* _Task instructions_: Copy exactly the lines that run from the top of the listing to the line containing "s_x10 = [7.2, 8.5, 13.1, 12.6, 13.5]", both ends included, and omit the pictures.

* _Recorded information_:
::::::::::

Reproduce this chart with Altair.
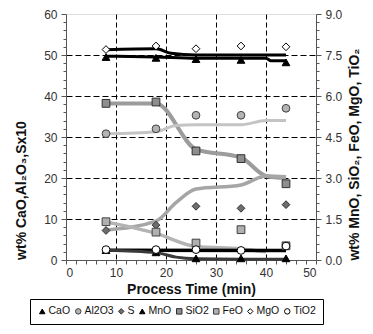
import altair as alt
import pandas as pd

FONT = "Liberation Sans"

# ---------------- data ----------------
times = [8, 18, 26, 35, 44]

# left axis series (wt%)
cao = [49.5, 49.3, 49.0, 48.8, 48.2]
al2o3 = [30.8, 32.0, 35.3, 35.3, 37.0]
s_x10 = [7.2, 8.5, 13.1, 12.6, 13.5]

# right axis series (wt%)
mno = [0.36, 0.28, 0.06, 0.06, 0.06]
sio2 = [5.73, 5.78, 3.99, 3.71, 2.79]
feo = [1.40, 1.02, 0.62, 1.11, 0.52]
mgo = [7.70, 7.83, 7.73, 7.83, 7.80]
tio2 = [0.38, 0.38, 0.38, 0.35, 0.51]

series_order = ["CaO", "Al2O3", "S", "MnO", "SiO2", "FeO", "MgO", "TiO2"]
shapes = ["triangle-up", "circle", "diamond", "triangle-up", "square", "square", "diamond", "circle"]
fills = ["#000000", "#b4b4b4", "#6e6e6e", "#000000", "#8e8e8e", "#b0b0b0", "#ffffff", "#ffffff"]
strokes = ["#000000", "#404040", "#303030", "#000000", "#303030", "#404040", "#000000", "#000000"]

# trend lines (in left-axis units)
trend_names = ["upper_black", "lower_black", "sio2_tr", "al2o3_tr", "rise_tr", "fall_tr", "flat_black", "mno_tr"]
trend_x = {
    "upper_black": [8, 18, 21, 26, 35, 44],
    "lower_black": [8, 18, 26, 40, 41, 44],
    "sio2_tr": [8, 18, 26, 35, 40, 44],
    "al2o3_tr": [8, 18, 22, 26, 35, 40, 44],
    "rise_tr": [8, 18, 22, 26, 35, 40, 44],
    "fall_tr": [8, 18, 26, 35, 40],
    "flat_black": [8, 44],
    "mno_tr": [8, 18, 22, 26, 35, 44],
}
trend_y = {
    "upper_black": [51.3, 51.5, 50.4, 50.0, 50.0, 50.0],
    "lower_black": [49.7, 49.5, 49.2, 49.2, 48.6, 48.6],
    "sio2_tr": [38.2, 38.2, 27.0, 25.0, 20.5, 20.0],
    "al2o3_tr": [30.8, 31.3, 32.8, 33.0, 33.0, 34.0, 34.0],
    "rise_tr": [7.3, 9.5, 14.0, 17.3, 18.3, 20.5, 20.3],
    "fall_tr": [9.3, 6.5, 3.3, 2.7, 2.0],
    "flat_black": [2.4, 2.3],
    "mno_tr": [2.4, 1.8, 0.7, 0.3, 0.2, 0.2],
}
trend_color = {
    "upper_black": "#000000", "lower_black": "#000000", "sio2_tr": "#9c9c9c",
    "al2o3_tr": "#c4c4c4", "rise_tr": "#a6a6a6", "fall_tr": "#b4b4b4",
    "flat_black": "#000000", "mno_tr": "#3a3a3a",
}
trend_width = {
    "upper_black": 3, "lower_black": 3, "sio2_tr": 4, "al2o3_tr": 3,
    "rise_tr": 3.5, "fall_tr": 3.5, "flat_black": 3.5, "mno_tr": 3,
}

# ---------------- frames ----------------
left_rows = []
for name, vals in [("CaO", cao), ("Al2O3", al2o3), ("S", s_x10)]:
    for t, v in zip(times, vals):
        left_rows.append({"time": t, "value": v, "series": name})
right_rows = []
for name, vals in [("MnO", mno), ("SiO2", sio2), ("FeO", feo), ("MgO", mgo), ("TiO2", tio2)]:
    for t, v in zip(times, vals):
        right_rows.append({"time": t, "value": v, "series": name})
trend_rows = []
for n in trend_names:
    for t, v in zip(trend_x[n], trend_y[n]):
        trend_rows.append({"time": t, "value": v, "trend": n})

left_df = pd.DataFrame(left_rows)
right_df = pd.DataFrame(right_rows)
trend_df = pd.DataFrame(trend_rows)

# ---------------- scales/axes ----------------
xvals = list(range(0, 51, 2))
x_enc = alt.X(
    "time:Q",
    scale=alt.Scale(domain=[0, 50], nice=False, zero=False),
    axis=alt.Axis(
        values=xvals,
        labelExpr="datum.value % 10 === 0 ? datum.label : ''",
        title="Process Time (min)",
        grid=True,
        gridColor="#000000",
        gridDash=[5, 3],
        gridOpacity={"condition": {"test": "datum.value % 10 === 0 && datum.value > 0 && datum.value < 50", "value": 1}, "value": 0},
        tickSize=4,
        tickColor="#555555",
        domainColor="#555555",
        labelFont=FONT, labelFontSize=12, labelColor="#333333", labelPadding=3,
        titleFont=FONT, titleFontSize=14, titleFontWeight="bold", titleColor="#111111",
        titlePadding=4,
    ),
)

shape_scale = alt.Scale(domain=series_order, range=shapes)
fill_scale = alt.Scale(domain=series_order, range=fills)
stroke_scale = alt.Scale(domain=series_order, range=strokes)

leg = alt.Legend(
    title=None, orient="none", legendX=-36, legendY=285, direction="horizontal",
    columns=8, columnPadding=2, labelOffset=1, symbolSize=30, symbolStrokeWidth=1,
    labelFont=FONT, labelFontSize=10.5, labelColor="#111111",
    strokeColor="#000000", padding=7, fillColor="#ffffff",
)


def point_enc(chart):
    return chart.encode(
        x=x_enc,
        shape=alt.Shape("series:N", scale=shape_scale, legend=leg, sort=series_order),
        fill=alt.Fill("series:N", scale=fill_scale, legend=leg, sort=series_order),
        stroke=alt.Stroke("series:N", scale=stroke_scale, legend=leg, sort=series_order),
    )


yl_vals = list(range(0, 61, 2))
y_left = alt.Y(
    "value:Q",
    scale=alt.Scale(domain=[0, 60], nice=False),
    axis=alt.Axis(
        values=yl_vals,
        labelExpr="datum.value % 10 === 0 ? datum.label : ''",
        title="wt% CaO,Al₂O₃,Sx10",
        titleY=176,
        grid=True, gridColor="#000000", gridDash=[6, 3],
        gridOpacity={"condition": {"test": "datum.value % 10 === 0 && datum.value > 0 && datum.value < 60", "value": 1}, "value": 0},
        tickSize={"condition": {"test": "datum.value % 10 === 0", "value": 5}, "value": 3},
        tickColor="#555555", domainColor="#555555",
        labelFont=FONT, labelFontSize=12, labelColor="#333333", labelPadding=4,
        titleFont=FONT, titleFontSize=14, titleFontWeight="bold", titleColor="#111111",
        titlePadding=15,
    ),
)

yr_vals = [round(i * 0.3, 1) for i in range(31)]
y_right = alt.Y(
    "value:Q",
    scale=alt.Scale(domain=[0, 9], nice=False),
    axis=alt.Axis(
        orient="right",
        values=yr_vals,
        format=".1f",
        labelExpr="abs(datum.value / 1.5 - round(datum.value / 1.5)) < 0.001 ? datum.label : ''",
        title="wt% MnO, SiO₂, FeO, MgO, TiO₂",
        titleAngle=270,
        titleBaseline="top",
        titleY=140,
        grid=False,
        tickSize={"condition": {"test": "abs(datum.value / 1.5 - round(datum.value / 1.5)) < 0.001", "value": 5}, "value": 3},
        tickColor="#555555", domainColor="#555555",
        labelFont=FONT, labelFontSize=12, labelColor="#333333", labelPadding=4,
        titleFont=FONT, titleFontSize=14, titleFontWeight="bold", titleColor="#111111",
        titlePadding=6,
    ),
)

# ---------------- layers ----------------
trend_layers = []
for n in trend_names:
    trend_layers.append(
        alt.Chart(trend_df)
        .transform_filter(alt.datum.trend == n)
        .mark_line(color=trend_color[n], strokeWidth=trend_width[n], interpolate="monotone")
        .encode(x=x_enc, y=y_left)
    )

left_points = point_enc(
    alt.Chart(left_df).mark_point(size=60, opacity=1, strokeWidth=1)
).encode(y=y_left)

right_points = point_enc(
    alt.Chart(right_df).mark_point(size=60, opacity=1, strokeWidth=1)
).encode(y=y_right)

left_layer = alt.layer(*trend_layers, left_points)
right_layer = alt.layer(right_points)

chart = (
    alt.layer(left_layer, right_layer)
    .resolve_scale(y="independent")
    .properties(
        width=250, height=246,
        padding={"left": 58, "top": 6, "right": 49, "bottom": 74},
        autosize=alt.AutoSizeParams(type="none"),
    )
    .configure_view(stroke="#666666", strokeWidth=1)
    .configure(background="#ffffff")
)

chart.save("out.html", embed_options={"renderer": "svg", "actions": False})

::::::::::

* _Complete output_:
Reproduce this chart with Altair.
import altair as alt
import pandas as pd

FONT = "Liberation Sans"

# ---------------- data ----------------
times = [8, 18, 26, 35, 44]

# left axis series (wt%)
cao = [49.5, 49.3, 49.0, 48.8, 48.2]
al2o3 = [30.8, 32.0, 35.3, 35.3, 37.0]
s_x10 = [7.2, 8.5, 13.1, 12.6, 13.5]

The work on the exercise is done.